### What you will do:
Return the material exactly, first line through the line containing "font=dict(family=FONT, size=19, color=col)))", and nothing more. Pictures stay out.

--- Data ---

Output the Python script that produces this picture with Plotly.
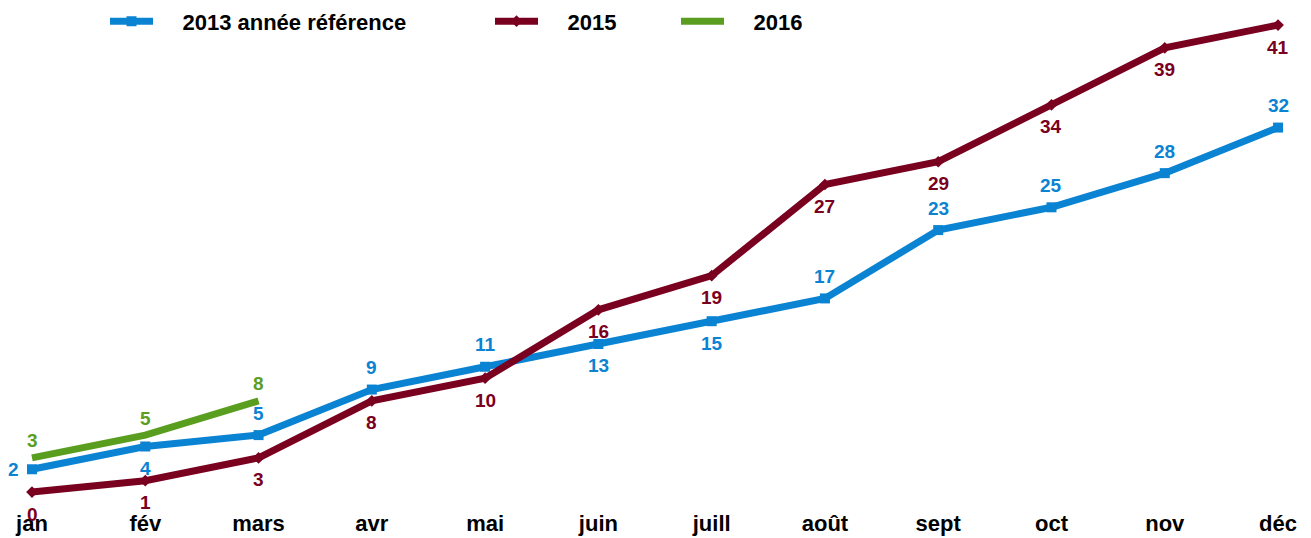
import plotly.graph_objects as go

months = ["jan", "fév", "mars", "avr", "mai", "juin", "juill", "août", "sept", "oct", "nov", "déc"]
s2013 = [2, 4, 5, 9, 11, 13, 15, 17, 23, 25, 28, 32]
s2015 = [0, 1, 3, 8, 10, 16, 19, 27, 29, 34, 39, 41]
s2016 = [3, 5, 8]

# label placement per point
pos2013 = ["left", "below", "above", "above", "above", "below", "below", "above", "above", "above", "above", "above"]
pos2015 = ["below"] * 12
pos2016 = ["above_near"] * 3

BLUE = "#0A83D3"
RED = "#7A0020"
GREEN = "#5A9E1F"
FONT = "Liberation Sans"
PAD = "\u00a0" * 4

fig = go.Figure()
fig.add_trace(go.Scatter(x=months, y=s2013, name=PAD + "2013 année référence", mode="lines+markers",
                         line=dict(color=BLUE, width=7), marker=dict(symbol="square", size=10, color=BLUE),
                         legend="legend"))
fig.add_trace(go.Scatter(x=months, y=s2015, name=PAD + "2015", mode="lines+markers",
                         line=dict(color=RED, width=7), marker=dict(symbol="diamond", size=9, color=RED),
                         legend="legend2"))
fig.add_trace(go.Scatter(x=months[:len(s2016)], y=s2016, name=PAD + "2016", mode="lines",
                         line=dict(color=GREEN, width=7), legend="legend3"))

shifts = {"above": (0, 22), "above_near": (0, 17), "below": (0, -22), "left": (-19, 0)}
anns = []
for vals, poss, col in [(s2013, pos2013, BLUE), (s2015, pos2015, RED), (s2016, pos2016, GREEN)]:
    for m, v, p in zip(months, vals, poss):
        xs, ys = shifts[p]
        anns.append(dict(x=m, y=v, text=f"<b>{v}</b>", showarrow=False, xshift=xs, yshift=ys,
                         font=dict(family=FONT, size=19, color=col)))

leg_common = dict(orientation="h", yanchor="middle", y=0.958, xanchor="left",
                  font=dict(family=FONT, size=22, color="black", weight="bold"),
                  bgcolor="rgba(0,0,0,0)", itemwidth=43)

fig.update_layout(
    width=1311, height=538,
    margin=dict(l=0, r=0, t=0, b=30),
    plot_bgcolor="white", paper_bgcolor="white",
    xaxis=dict(type="category", range=[-0.2825, 11.291], showgrid=False, zeroline=False, showline=False,
               ticks="", ticklabelstandoff=0,
               tickfont=dict(family=FONT, size=22, color="black", weight="bold")),
    yaxis=dict(range=[-1.40, 43.2], visible=False),
    annotations=anns,
    legend=dict(x=105 / 1311, **leg_common),
    legend2=dict(x=490 / 1311, **leg_common),
    legend3=dict(x=676 / 1311, **leg_common),
    showlegend=True,
)

fig.write_html("out.html")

---

### Correct response:
Output the Python script that produces this picture with Plotly.
import plotly.graph_objects as go

months = ["jan", "fév", "mars", "avr", "mai", "juin", "juill", "août", "sept", "oct", "nov", "déc"]
s2013 = [2, 4, 5, 9, 11, 13, 15, 17, 23, 25, 28, 32]
s2015 = [0, 1, 3, 8, 10, 16, 19, 27, 29, 34, 39, 41]
s2016 = [3, 5, 8]

# label placement per point
pos2013 = ["left", "below", "above", "above", "above", "below", "below", "above", "above", "above", "above", "above"]
pos2015 = ["below"] * 12
pos2016 = ["above_near"] * 3

BLUE = "#0A83D3"
RED = "#7A0020"
GREEN = "#5A9E1F"
FONT = "Liberation Sans"
PAD = "\u00a0" * 4

fig = go.Figure()
fig.add_trace(go.Scatter(x=months, y=s2013, name=PAD + "2013 année référence", mode="lines+markers",
                         line=dict(color=BLUE, width=7), marker=dict(symbol="square", size=10, color=BLUE),
                         legend="legend"))
fig.add_trace(go.Scatter(x=months, y=s2015, name=PAD + "2015", mode="lines+markers",
                         line=dict(color=RED, width=7), marker=dict(symbol="diamond", size=9, color=RED),
                         legend="legend2"))
fig.add_trace(go.Scatter(x=months[:len(s2016)], y=s2016, name=PAD + "2016", mode="lines",
                         line=dict(color=GREEN, width=7), legend="legend3"))

shifts = {"above": (0, 22), "above_near": (0, 17), "below": (0, -22), "left": (-19, 0)}
anns = []
for vals, poss, col in [(s2013, pos2013, BLUE), (s2015, pos2015, RED), (s2016, pos2016, GREEN)]:
    for m, v, p in zip(months, vals, poss):
        xs, ys = shifts[p]
        anns.append(dict(x=m, y=v, text=f"<b>{v}</b>", showarrow=False, xshift=xs, yshift=ys,
                         font=dict(family=FONT, size=19, color=col)))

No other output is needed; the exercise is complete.